Recipe: SOUR CREAM POUND CAKE
- 3 cups sugar
- 3/4 cup stick margarine, softened
- 1-1/3 cups egg substitute
- 1-1/2 cups low-fat sour cream
- 1 teaspoon baking soda
- 4-1/2 cups sifted cake flour
- 1/4 teaspoon salt
- 2 teaspoons vanilla extract
- Cooking spray
Preheat oven to 325 degrees. Beat sugar and margarine at medium speed of a mixer until well-blended (about 5 minutes). Gradually add egg substitute, beating well. Combine sour cream and baking soda. Stir well; set aside. Combine flour and salt. Add flour mixture to creamed mixture alternately with sour cream mixture, beginning and ending with flour mixture. Stir in vanilla.

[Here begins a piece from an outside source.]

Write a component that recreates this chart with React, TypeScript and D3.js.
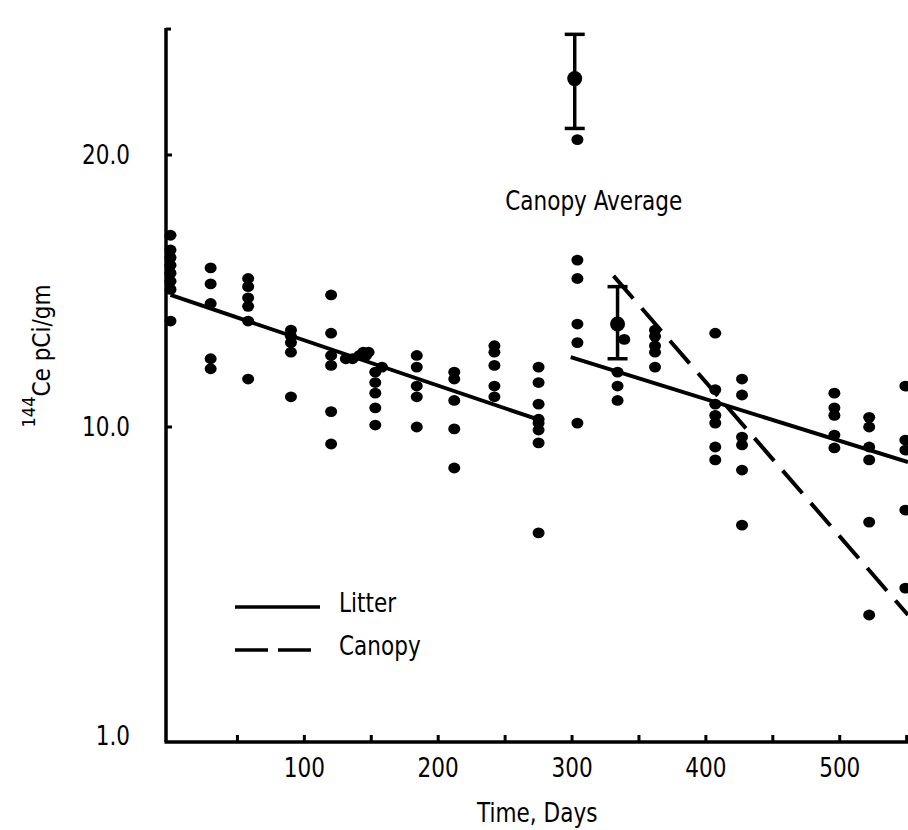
import React from "react";
import * as d3 from "d3";

// ---- data ----
const sampleDays = [0, 30, 58, 90, 120, 153, 184, 212, 242, 275, 304, 334, 362, 407, 427, 496, 522, 549];
const sampleValues: number[][] = [
  [16.3, 15.7, 15.4, 15.1, 14.8, 14.5, 14.2, 13.1],
  [15.0, 14.4, 13.7, 11.9, 11.6],
  [14.6, 14.3, 13.9, 13.6, 13.1, 11.3],
  [12.8, 12.6, 12.4, 12.1, 10.8],
  [14.0, 12.7, 12.0, 11.7, 10.4, 8.83],
  [11.5, 11.2, 10.9, 10.5, 10.05],
  [12.0, 11.65, 11.1, 10.8, 10.0],
  [11.5, 11.3, 10.7, 9.86, 7.41],
  [12.3, 12.1, 11.7, 11.1, 10.8],
  [11.65, 11.2, 10.6, 10.2, 10.1, 9.78, 8.9, 4.61],
  [20.8, 15.3, 14.6, 13.0, 12.4, 10.1],
  [11.5, 11.1, 10.7],
  [12.8, 12.6, 12.3, 12.1, 11.65],
  [12.7, 11.0, 10.6, 10.3, 10.1, 8.64, 7.86],
  [11.3, 10.85, 9.29, 8.77, 7.3, 4.88],
  [10.9, 10.5, 10.3, 9.43, 8.58],
  [10.25, 10.0, 8.64, 7.86, 4.99, 2.53],
  [11.1, 9.09, 8.45, 5.45, 3.08],
];
const extraDays = [131, 136, 141, 144, 146, 148, 158, 339];
const extraValues = [11.9, 11.9, 12.0, 12.1, 12.0, 12.1, 11.65, 12.5];

const avgDays = [302, 334];
const avgMean = [24.3, 13.0];
const avgHigh = [27.2, 14.3];
const avgLow = [21.4, 11.9];

const litterFit1Days = [0, 274];
const litterFit1Values = [14.0, 10.2];
const litterFit2Days = [299, 551];
const litterFit2Values = [11.95, 7.74];
const canopyFitDays = [331, 551];
const canopyFitValues = [14.7, 2.53];

const yTickValues = [1, 10, 20];
const yTickLabels = ["1.0", "10.0", "20.0"];
const xTickValues = [50, 100, 150, 200, 250, 300, 350, 400, 450, 500, 550];
const xLabelValues = [100, 200, 300, 400, 500];
const yTop = 27.5;

const W = 908;
const H = 830;
const FONT = "'DejaVu Sans Condensed', 'Liberation Sans Narrow', 'Liberation Sans', Arial, sans-serif";
const FS = 24;

// text stretched a little vertically, like the tall typewriter lettering of the original
function TallText(props: { x: number; y: number; anchor?: string; size?: number; children: React.ReactNode }) {
  const { x, y, anchor = "start", size = FS, children } = props;
  return (
    <g transform={`translate(${x},${y}) scale(1,1.12)`}>
      <text x={0} y={0} textAnchor={anchor} fontSize={size}>
        {children}
      </text>
    </g>
  );
}

export default function App() {
  const x = d3.scaleLinear().domain([0, 551]).range([170.5, 908]);
  const y = d3.scaleLog().domain([1, 10, 20]).range([742, 427, 155]);

  const axisX = x(0) - 4.5;
  const axisY = y(1);

  const line = d3
    .line<[number, number]>()
    .x((d) => x(d[0]))
    .y((d) => y(d[1]));

  const fit1 = line(litterFit1Days.map((d, i) => [d, litterFit1Values[i]]));
  const fit2 = line(litterFit2Days.map((d, i) => [d, litterFit2Values[i]]));
  const fitC = line(canopyFitDays.map((d, i) => [d, canopyFitValues[i]]));

  const points: [number, number][] = [];
  sampleDays.forEach((d, i) => sampleValues[i].forEach((v) => points.push([d, v])));
  extraDays.forEach((d, i) => points.push([d, extraValues[i]]));

  return (
    <svg
      width={W}
      height={H}
      style={{ position: "absolute", left: 0, top: 0, background: "#fff" }}
      fontFamily={FONT}
    >
      <rect width={W} height={H} fill="#fff" />
      <defs>
        <clipPath id="plot">
          <rect x={0} y={0} width={W} height={axisY + 2} />
        </clipPath>
      </defs>

      {/* axes */}
      <line x1={axisX} x2={axisX} y1={y(yTop) - 2} y2={axisY} stroke="#000" strokeWidth={3.5} />
      <line x1={axisX - 1.5} x2={W} y1={axisY} y2={axisY} stroke="#000" strokeWidth={3.5} />
      <line x1={axisX} x2={axisX + 5} y1={y(yTop) - 1} y2={y(yTop) - 1} stroke="#000" strokeWidth={3} />
      {yTickValues.slice(1).map((v) => (
        <line key={v} x1={axisX} x2={axisX + 6} y1={y(v)} y2={y(v)} stroke="#000" strokeWidth={3} />
      ))}
      {xTickValues.map((v) => (
        <line key={v} x1={x(v)} x2={x(v)} y1={axisY} y2={axisY - 7} stroke="#000" strokeWidth={3} />
      ))}
      {yTickValues.map((v, i) => (
        <TallText key={v} x={axisX - 36} y={y(v) + (v === 1 ? 3 : 9)} anchor="end">
          {yTickLabels[i]}
        </TallText>
      ))}
      {xLabelValues.map((v) => (
        <TallText key={v} x={x(v)} y={axisY + 35} anchor="middle">
          {String(v)}
        </TallText>
      ))}
      <TallText x={(x(0) + W) / 2 - 2} y={axisY + 80} anchor="middle">
        Time, Days
      </TallText>
      <text transform={`translate(50,356) rotate(-90)`} textAnchor="middle" fontSize={FS}>
        <tspan fontSize={18} dy={-15}>144</tspan>
        <tspan dy={15}>Ce pCi/gm</tspan>
      </text>

      <g clipPath="url(#plot)">
        {/* fitted lines */}
        <path d={fit1 ?? ""} fill="none" stroke="#000" strokeWidth={4} />
        <path d={fit2 ?? ""} fill="none" stroke="#000" strokeWidth={4} />
        <path d={fitC ?? ""} fill="none" stroke="#000" strokeWidth={4} strokeDasharray="30,13" />

        {/* samples */}
        {points.map((p, i) => (
          <ellipse key={i} cx={x(p[0])} cy={y(p[1])} rx={6} ry={5.4} fill="#000" />
        ))}

        {/* canopy averages with error bars */}
        {avgDays.map((d, i) => (
          <g key={d}>
            <line x1={x(d)} x2={x(d)} y1={y(avgHigh[i])} y2={y(avgLow[i])} stroke="#000" strokeWidth={3.5} />
            <line x1={x(d) - 10} x2={x(d) + 10} y1={y(avgHigh[i])} y2={y(avgHigh[i])} stroke="#000" strokeWidth={3.5} />
            <line x1={x(d) - 10} x2={x(d) + 10} y1={y(avgLow[i])} y2={y(avgLow[i])} stroke="#000" strokeWidth={3.5} />
            <circle cx={x(d)} cy={y(avgMean[i])} r={7.5} fill="#000" />
          </g>
        ))}
      </g>

      <TallText x={x(302) + 19} y={y(20) + 55} anchor="middle">
        Canopy Average
      </TallText>

      {/* legend */}
      <line x1={235} x2={320} y1={607} y2={607} stroke="#000" strokeWidth={3.5} />
      <TallText x={339} y={612}>Litter</TallText>
      <line x1={235} x2={320} y1={650} y2={650} stroke="#000" strokeWidth={3.5} strokeDasharray="33,10" />
      <TallText x={339} y={655}>Canopy</TallText>
    </svg>
  );
}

Pour batter into a 10-inch tube pan coated with cooking spray. Bake at 325 degrees for 1 hour and 35 minutes or until a wooden pick inserted in center comes out clean. Cool in pan 10 minutes; remove from pan. Let cool completely on a wire rack. Yield: 24 servings (serving size: 1 slice).
Note: Eight egg whites can be used in place of egg substitute, if desired. Add one at a time to sugar mixture.
CALORIES 250 (28% from fat); FAT 7.7g (sat 2.3g, mono 3.1g, poly 1.9g); PROTEIN 3.5g; CARB 41.9g; FIBER 0g; CHOL 6mg; IRON 1.8mg; SODIUM 170mg; CALC 25mg.